With my appointment I wish to disarm you immediately and alert you that Dr. Seuss is definitely in the house. A sense of play and fun is afoot. But equally, let me bring you close and tell you poetry is the true language of our humanity, the plaintive call of human souls accepting their final separateness. But it is also a communal murmur of satisfaction with the joys of physical being. And overwhelming, it is a call for true contact between us all.

Let nothing, not wealth, education, status, opinion, indeed, even a lack of understanding stand between you and the person beside you. We all share in the bounty of our being when we speak. Language is for sharing, as is poetry. The price of the game is simply the energy of our words and our attention.

Your worship - standing in the shower, you, with some soap suds, and no one listening - you have only to open your mouth gargle some words in ways you have never heard before that make you laugh or cry and you, too, will be taking your first steps toward becoming a poet.

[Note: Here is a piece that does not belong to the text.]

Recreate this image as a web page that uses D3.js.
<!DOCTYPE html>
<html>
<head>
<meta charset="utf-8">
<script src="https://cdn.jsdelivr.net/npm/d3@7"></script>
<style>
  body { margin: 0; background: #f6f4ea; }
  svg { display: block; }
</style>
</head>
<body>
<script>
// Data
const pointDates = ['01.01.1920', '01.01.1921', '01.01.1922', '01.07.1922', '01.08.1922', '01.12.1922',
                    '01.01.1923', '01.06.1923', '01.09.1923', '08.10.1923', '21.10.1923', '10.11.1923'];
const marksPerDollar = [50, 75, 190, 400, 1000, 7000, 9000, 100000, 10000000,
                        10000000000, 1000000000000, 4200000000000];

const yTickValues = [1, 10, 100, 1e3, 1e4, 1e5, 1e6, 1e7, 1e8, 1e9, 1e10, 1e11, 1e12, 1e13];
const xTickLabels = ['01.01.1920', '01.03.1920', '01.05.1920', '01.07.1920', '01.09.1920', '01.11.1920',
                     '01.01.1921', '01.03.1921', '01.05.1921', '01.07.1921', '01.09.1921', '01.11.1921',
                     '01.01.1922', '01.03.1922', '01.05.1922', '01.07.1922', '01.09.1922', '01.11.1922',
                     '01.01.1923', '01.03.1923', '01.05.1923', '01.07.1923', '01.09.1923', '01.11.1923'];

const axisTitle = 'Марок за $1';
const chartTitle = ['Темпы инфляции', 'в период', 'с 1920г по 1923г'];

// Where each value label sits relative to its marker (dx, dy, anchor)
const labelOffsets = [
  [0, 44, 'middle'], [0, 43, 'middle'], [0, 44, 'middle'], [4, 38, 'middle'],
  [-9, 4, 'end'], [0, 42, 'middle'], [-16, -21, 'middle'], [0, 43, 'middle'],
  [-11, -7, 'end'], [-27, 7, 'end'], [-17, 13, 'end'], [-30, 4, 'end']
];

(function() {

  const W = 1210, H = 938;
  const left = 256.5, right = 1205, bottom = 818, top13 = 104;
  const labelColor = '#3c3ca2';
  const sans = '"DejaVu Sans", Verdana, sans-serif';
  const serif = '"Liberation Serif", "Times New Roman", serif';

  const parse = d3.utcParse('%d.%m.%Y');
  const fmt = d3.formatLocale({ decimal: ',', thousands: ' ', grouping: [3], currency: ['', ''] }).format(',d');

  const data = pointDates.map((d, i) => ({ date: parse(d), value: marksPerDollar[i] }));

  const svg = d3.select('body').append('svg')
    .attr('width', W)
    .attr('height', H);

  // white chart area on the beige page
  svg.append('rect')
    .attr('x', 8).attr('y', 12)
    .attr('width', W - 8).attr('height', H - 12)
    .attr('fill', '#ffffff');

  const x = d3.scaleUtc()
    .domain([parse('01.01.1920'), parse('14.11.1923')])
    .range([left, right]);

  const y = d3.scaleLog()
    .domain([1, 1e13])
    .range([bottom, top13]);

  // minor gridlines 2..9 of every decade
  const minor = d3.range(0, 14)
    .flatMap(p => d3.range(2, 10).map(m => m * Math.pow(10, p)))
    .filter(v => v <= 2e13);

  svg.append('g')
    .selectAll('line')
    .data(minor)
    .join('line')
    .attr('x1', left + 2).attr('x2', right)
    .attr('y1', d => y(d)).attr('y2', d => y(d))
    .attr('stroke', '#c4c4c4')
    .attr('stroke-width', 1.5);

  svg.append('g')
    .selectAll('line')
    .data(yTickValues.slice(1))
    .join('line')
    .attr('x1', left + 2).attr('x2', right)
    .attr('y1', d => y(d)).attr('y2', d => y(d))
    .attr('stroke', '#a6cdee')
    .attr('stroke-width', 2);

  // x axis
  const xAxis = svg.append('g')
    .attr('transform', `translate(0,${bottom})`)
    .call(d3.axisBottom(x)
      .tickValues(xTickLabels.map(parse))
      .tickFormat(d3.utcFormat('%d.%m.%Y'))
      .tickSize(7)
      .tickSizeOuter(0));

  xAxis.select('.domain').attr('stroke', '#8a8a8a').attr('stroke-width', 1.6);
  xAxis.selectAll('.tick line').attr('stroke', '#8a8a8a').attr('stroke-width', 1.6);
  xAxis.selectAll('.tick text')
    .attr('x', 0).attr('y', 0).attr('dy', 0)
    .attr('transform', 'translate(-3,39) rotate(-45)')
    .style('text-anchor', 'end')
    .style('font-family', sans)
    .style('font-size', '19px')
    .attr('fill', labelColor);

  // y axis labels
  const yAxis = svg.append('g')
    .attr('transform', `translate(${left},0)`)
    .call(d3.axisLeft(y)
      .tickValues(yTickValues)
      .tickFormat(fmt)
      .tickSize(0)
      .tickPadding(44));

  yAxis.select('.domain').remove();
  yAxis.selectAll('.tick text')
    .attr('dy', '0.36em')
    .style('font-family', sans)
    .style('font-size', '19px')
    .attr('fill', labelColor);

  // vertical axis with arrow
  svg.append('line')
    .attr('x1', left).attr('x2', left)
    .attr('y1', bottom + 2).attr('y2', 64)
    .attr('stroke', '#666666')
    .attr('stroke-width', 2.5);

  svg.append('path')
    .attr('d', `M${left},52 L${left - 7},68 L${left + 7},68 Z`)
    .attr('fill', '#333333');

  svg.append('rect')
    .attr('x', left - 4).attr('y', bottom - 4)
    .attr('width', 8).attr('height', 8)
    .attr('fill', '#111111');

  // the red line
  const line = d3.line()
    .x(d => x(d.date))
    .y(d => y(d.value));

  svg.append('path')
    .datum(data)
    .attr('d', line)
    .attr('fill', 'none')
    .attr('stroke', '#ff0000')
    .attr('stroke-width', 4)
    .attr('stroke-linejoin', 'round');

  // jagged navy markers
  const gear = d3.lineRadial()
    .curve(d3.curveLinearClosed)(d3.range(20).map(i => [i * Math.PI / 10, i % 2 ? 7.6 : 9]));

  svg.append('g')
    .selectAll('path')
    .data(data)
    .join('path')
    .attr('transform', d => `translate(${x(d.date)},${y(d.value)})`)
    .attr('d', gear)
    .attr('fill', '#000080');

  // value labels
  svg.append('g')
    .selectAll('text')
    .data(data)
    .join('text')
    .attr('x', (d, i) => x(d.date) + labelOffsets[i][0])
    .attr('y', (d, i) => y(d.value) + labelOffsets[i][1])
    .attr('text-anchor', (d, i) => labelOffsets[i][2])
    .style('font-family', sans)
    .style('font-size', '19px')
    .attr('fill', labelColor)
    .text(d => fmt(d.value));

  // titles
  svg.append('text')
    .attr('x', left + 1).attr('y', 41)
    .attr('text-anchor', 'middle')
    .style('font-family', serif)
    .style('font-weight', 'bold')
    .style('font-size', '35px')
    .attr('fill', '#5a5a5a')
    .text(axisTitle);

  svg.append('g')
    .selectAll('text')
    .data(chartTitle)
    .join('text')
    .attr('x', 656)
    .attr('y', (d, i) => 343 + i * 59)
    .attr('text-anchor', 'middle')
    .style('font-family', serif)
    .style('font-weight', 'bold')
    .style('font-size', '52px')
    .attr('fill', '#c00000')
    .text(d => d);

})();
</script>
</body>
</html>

In closing, don't let my personal branding distract you. I stand before you a representative of all that is poetic in Cobourg and wish you wonder-filled days, bright with caring resonance yet deeply respectful of the mystery into which we have been born.

Ted Amsden
October 3, 2011


Cobourg Poetry Facts: by Ted Amsden

- 90 poets a year read in Cobourg.
- over 900 poems are shared with public audiences.
- the Cobourg Poetry Workshop, a gathering of poets and word smiths gather twice
during the month to conduct a workshop and to provide free public readings for the citizens of Cobourg.
- James Pickersgill's colourful little folded packets of poetry under the masthead of - Poetry'zown - during the past 2 years and 9 months has published almost 1,000 poems.
- because of this strength and display of interest other organizations and individuals are stepping forward locally to promote literary events in town.
- Cobourg is reaching a critical mass, the outside world wants to be part of events happening here: well known poets and their publishing houses are requesting the privilege of launching their books here: national Poets Laureate and others of international stature want to read in Cobourg.
- my list does not include what is going on in the schools: teachers such as James Martin at CDCI West actively promote poetry beyond the demands of the curriculum.